§ Task description
Your task is to transcribe all of the records exactly and leave out the pictures.

Plotting code records
┄┄┄┄┄┄
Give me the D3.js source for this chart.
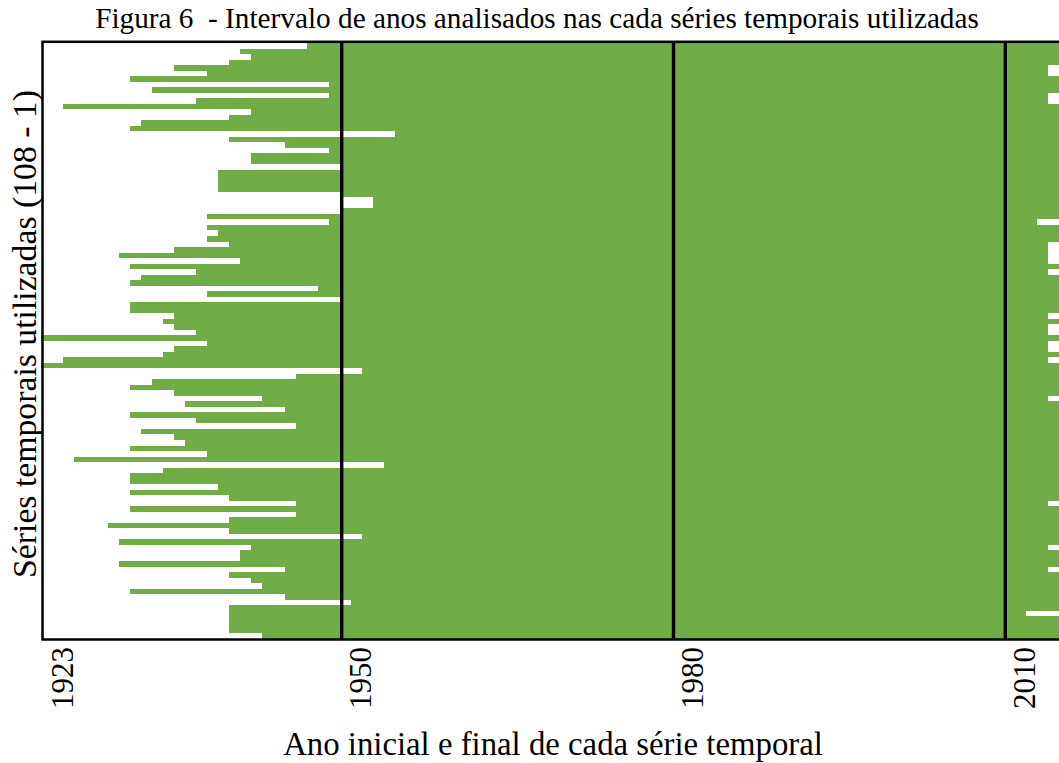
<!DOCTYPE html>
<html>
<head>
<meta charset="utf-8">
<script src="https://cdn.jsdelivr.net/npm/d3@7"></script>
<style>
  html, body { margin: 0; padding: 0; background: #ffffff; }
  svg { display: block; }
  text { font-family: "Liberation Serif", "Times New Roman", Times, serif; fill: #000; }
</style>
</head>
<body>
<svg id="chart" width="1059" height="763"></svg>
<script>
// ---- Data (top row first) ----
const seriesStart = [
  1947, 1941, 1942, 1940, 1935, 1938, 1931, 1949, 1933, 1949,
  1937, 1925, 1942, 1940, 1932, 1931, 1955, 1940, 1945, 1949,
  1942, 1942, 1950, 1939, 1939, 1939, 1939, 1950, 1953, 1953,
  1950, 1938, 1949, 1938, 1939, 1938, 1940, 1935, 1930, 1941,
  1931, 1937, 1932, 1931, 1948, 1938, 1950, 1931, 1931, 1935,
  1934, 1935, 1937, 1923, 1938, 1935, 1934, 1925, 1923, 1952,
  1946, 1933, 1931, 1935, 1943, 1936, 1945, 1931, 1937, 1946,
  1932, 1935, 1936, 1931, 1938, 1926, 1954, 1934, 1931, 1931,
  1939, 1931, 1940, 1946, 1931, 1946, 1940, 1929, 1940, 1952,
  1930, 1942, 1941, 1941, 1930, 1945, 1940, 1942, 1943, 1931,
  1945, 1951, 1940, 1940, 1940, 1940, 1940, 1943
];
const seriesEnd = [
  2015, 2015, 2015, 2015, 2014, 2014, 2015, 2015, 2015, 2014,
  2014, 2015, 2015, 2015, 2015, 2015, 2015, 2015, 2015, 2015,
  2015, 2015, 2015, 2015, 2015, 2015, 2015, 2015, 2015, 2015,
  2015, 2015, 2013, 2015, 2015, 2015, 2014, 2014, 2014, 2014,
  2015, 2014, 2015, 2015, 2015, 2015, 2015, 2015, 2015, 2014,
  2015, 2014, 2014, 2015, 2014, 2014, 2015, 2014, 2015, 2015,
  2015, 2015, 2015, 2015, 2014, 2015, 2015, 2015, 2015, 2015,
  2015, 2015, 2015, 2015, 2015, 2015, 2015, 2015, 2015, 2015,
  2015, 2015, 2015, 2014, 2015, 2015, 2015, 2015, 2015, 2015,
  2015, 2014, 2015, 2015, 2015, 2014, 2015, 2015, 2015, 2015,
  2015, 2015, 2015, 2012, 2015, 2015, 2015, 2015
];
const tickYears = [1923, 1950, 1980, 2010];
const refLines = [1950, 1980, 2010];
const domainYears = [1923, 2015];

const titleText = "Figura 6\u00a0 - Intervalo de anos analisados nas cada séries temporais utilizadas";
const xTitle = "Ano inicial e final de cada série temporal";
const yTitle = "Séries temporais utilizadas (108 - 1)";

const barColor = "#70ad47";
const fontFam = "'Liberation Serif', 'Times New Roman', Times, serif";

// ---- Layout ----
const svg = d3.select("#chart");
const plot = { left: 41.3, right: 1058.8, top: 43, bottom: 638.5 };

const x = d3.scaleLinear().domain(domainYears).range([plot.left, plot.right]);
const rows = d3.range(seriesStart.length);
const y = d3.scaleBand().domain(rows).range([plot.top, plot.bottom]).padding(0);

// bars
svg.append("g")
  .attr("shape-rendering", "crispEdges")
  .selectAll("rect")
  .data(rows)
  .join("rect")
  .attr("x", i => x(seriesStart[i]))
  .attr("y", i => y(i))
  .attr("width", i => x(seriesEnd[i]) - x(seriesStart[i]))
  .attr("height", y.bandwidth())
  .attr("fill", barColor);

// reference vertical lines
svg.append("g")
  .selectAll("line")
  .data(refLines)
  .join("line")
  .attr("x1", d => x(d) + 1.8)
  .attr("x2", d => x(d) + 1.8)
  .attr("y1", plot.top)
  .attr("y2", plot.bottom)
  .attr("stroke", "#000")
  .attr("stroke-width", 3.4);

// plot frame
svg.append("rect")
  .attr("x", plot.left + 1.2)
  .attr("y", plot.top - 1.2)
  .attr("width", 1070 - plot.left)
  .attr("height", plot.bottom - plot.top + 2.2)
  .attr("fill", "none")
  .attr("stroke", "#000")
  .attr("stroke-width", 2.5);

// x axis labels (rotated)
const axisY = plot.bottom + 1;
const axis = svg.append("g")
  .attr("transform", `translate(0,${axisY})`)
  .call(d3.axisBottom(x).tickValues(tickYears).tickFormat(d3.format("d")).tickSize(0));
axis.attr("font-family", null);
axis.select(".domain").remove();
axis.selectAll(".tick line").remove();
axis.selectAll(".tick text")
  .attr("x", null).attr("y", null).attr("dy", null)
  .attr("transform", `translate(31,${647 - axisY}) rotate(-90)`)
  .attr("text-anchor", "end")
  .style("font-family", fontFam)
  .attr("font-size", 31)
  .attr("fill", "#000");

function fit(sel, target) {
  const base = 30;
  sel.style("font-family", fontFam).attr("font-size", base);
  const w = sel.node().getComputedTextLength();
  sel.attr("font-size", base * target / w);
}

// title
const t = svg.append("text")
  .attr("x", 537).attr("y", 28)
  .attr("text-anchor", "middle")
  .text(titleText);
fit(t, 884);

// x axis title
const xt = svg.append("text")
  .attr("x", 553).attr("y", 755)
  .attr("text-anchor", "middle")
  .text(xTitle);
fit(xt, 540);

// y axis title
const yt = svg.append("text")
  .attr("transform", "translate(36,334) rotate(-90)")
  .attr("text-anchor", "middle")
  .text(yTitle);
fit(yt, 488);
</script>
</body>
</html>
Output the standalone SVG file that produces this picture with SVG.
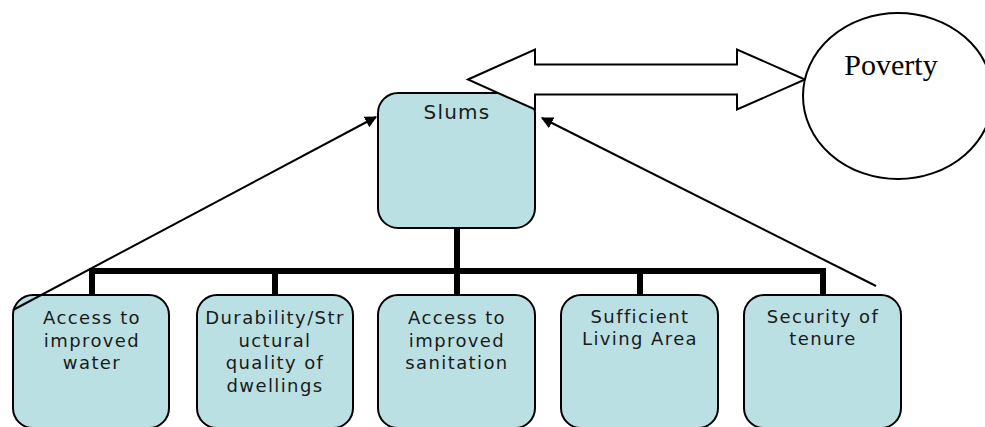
┄┄┄┄┄┄
§ Result for this exercise
Give me the D3.js source for this chart.
<!DOCTYPE html>
<html>
<head>
<meta charset="utf-8">
<script src="https://cdn.jsdelivr.net/npm/d3@7"></script>
<style>
  html, body { margin: 0; padding: 0; background: #ffffff; }
  svg { display: block; }
  text { font-family: "Liberation Serif", "Times New Roman", Times, serif; fill: #000; }
</style>
</head>
<body>
<svg id="chart" width="1059" height="763"></svg>
<script>
// ---- Data (top row first) ----
const seriesStart = [
  1947, 1941, 1942, 1940, 1935, 1938, 1931, 1949, 1933, 1949,
  1937, 1925, 1942, 1940, 1932, 1931, 1955, 1940, 1945, 1949,
  1942, 1942, 1950, 1939, 1939, 1939, 1939, 1950, 1953, 1953,
  1950, 1938, 1949, 1938, 1939, 1938, 1940, 1935, 1930, 1941,
  1931, 1937, 1932, 1931, 1948, 1938, 1950, 1931, 1931, 1935,
  1934, 1935, 1937, 1923, 1938, 1935, 1934, 1925, 1923, 1952,
  1946, 1933, 1931, 1935, 1943, 1936, 1945, 1931, 1937, 1946,
  1932, 1935, 1936, 1931, 1938, 1926, 1954, 1934, 1931, 1931,
  1939, 1931, 1940, 1946, 1931, 1946, 1940, 1929, 1940, 1952,
  1930, 1942, 1941, 1941, 1930, 1945, 1940, 1942, 1943, 1931,
  1945, 1951, 1940, 1940, 1940, 1940, 1940, 1943
];
const seriesEnd = [
  2015, 2015, 2015, 2015, 2014, 2014, 2015, 2015, 2015, 2014,
  2014, 2015, 2015, 2015, 2015, 2015, 2015, 2015, 2015, 2015,
  2015, 2015, 2015, 2015, 2015, 2015, 2015, 2015, 2015, 2015,
  2015, 2015, 2013, 2015, 2015, 2015, 2014, 2014, 2014, 2014,
  2015, 2014, 2015, 2015, 2015, 2015, 2015, 2015, 2015, 2014,
  2015, 2014, 2014, 2015, 2014, 2014, 2015, 2014, 2015, 2015,
  2015, 2015, 2015, 2015, 2014, 2015, 2015, 2015, 2015, 2015,
  2015, 2015, 2015, 2015, 2015, 2015, 2015, 2015, 2015, 2015,
  2015, 2015, 2015, 2014, 2015, 2015, 2015, 2015, 2015, 2015,
  2015, 2014, 2015, 2015, 2015, 2014, 2015, 2015, 2015, 2015,
  2015, 2015, 2015, 2012, 2015, 2015, 2015, 2015
];
const tickYears = [1923, 1950, 1980, 2010];
const refLines = [1950, 1980, 2010];
const domainYears = [1923, 2015];

const titleText = "Figura 6\u00a0 - Intervalo de anos analisados nas cada séries temporais utilizadas";
const xTitle = "Ano inicial e final de cada série temporal";
const yTitle = "Séries temporais utilizadas (108 - 1)";

const barColor = "#70ad47";
const fontFam = "'Liberation Serif', 'Times New Roman', Times, serif";

// ---- Layout ----
const svg = d3.select("#chart");
const plot = { left: 41.3, right: 1058.8, top: 43, bottom: 638.5 };

const x = d3.scaleLinear().domain(domainYears).range([plot.left, plot.right]);
const rows = d3.range(seriesStart.length);
const y = d3.scaleBand().domain(rows).range([plot.top, plot.bottom]).padding(0);

// bars
svg.append("g")
  .attr("shape-rendering", "crispEdges")
  .selectAll("rect")
  .data(rows)
  .join("rect")
  .attr("x", i => x(seriesStart[i]))
  .attr("y", i => y(i))
  .attr("width", i => x(seriesEnd[i]) - x(seriesStart[i]))
  .attr("height", y.bandwidth())
  .attr("fill", barColor);

// reference vertical lines
svg.append("g")
  .selectAll("line")
  .data(refLines)
  .join("line")
  .attr("x1", d => x(d) + 1.8)
  .attr("x2", d => x(d) + 1.8)
  .attr("y1", plot.top)
  .attr("y2", plot.bottom)
  .attr("stroke", "#000")
  .attr("stroke-width", 3.4);

// plot frame
svg.append("rect")
  .attr("x", plot.left + 1.2)
  .attr("y", plot.top - 1.2)
  .attr("width", 1070 - plot.left)
  .attr("height", plot.bottom - plot.top + 2.2)
  .attr("fill", "none")
  .attr("stroke", "#000")
  .attr("stroke-width", 2.5);

// x axis labels (rotated)
const axisY = plot.bottom + 1;
const axis = svg.append("g")
  .attr("transform", `translate(0,${axisY})`)
  .call(d3.axisBottom(x).tickValues(tickYears).tickFormat(d3.format("d")).tickSize(0));
axis.attr("font-family", null);
axis.select(".domain").remove();
axis.selectAll(".tick line").remove();
axis.selectAll(".tick text")
  .attr("x", null).attr("y", null).attr("dy", null)
  .attr("transform", `translate(31,${647 - axisY}) rotate(-90)`)
  .attr("text-anchor", "end")
  .style("font-family", fontFam)
  .attr("font-size", 31)
  .attr("fill", "#000");

function fit(sel, target) {
  const base = 30;
  sel.style("font-family", fontFam).attr("font-size", base);
  const w = sel.node().getComputedTextLength();
  sel.attr("font-size", base * target / w);
}

// title
const t = svg.append("text")
  .attr("x", 537).attr("y", 28)
  .attr("text-anchor", "middle")
  .text(titleText);
fit(t, 884);

// x axis title
const xt = svg.append("text")
  .attr("x", 553).attr("y", 755)
  .attr("text-anchor", "middle")
  .text(xTitle);
fit(xt, 540);

// y axis title
const yt = svg.append("text")
  .attr("transform", "translate(36,334) rotate(-90)")
  .attr("text-anchor", "middle")
  .text(yTitle);
fit(yt, 488);
</script>
</body>
</html>
Output the standalone SVG file that produces this picture with SVG.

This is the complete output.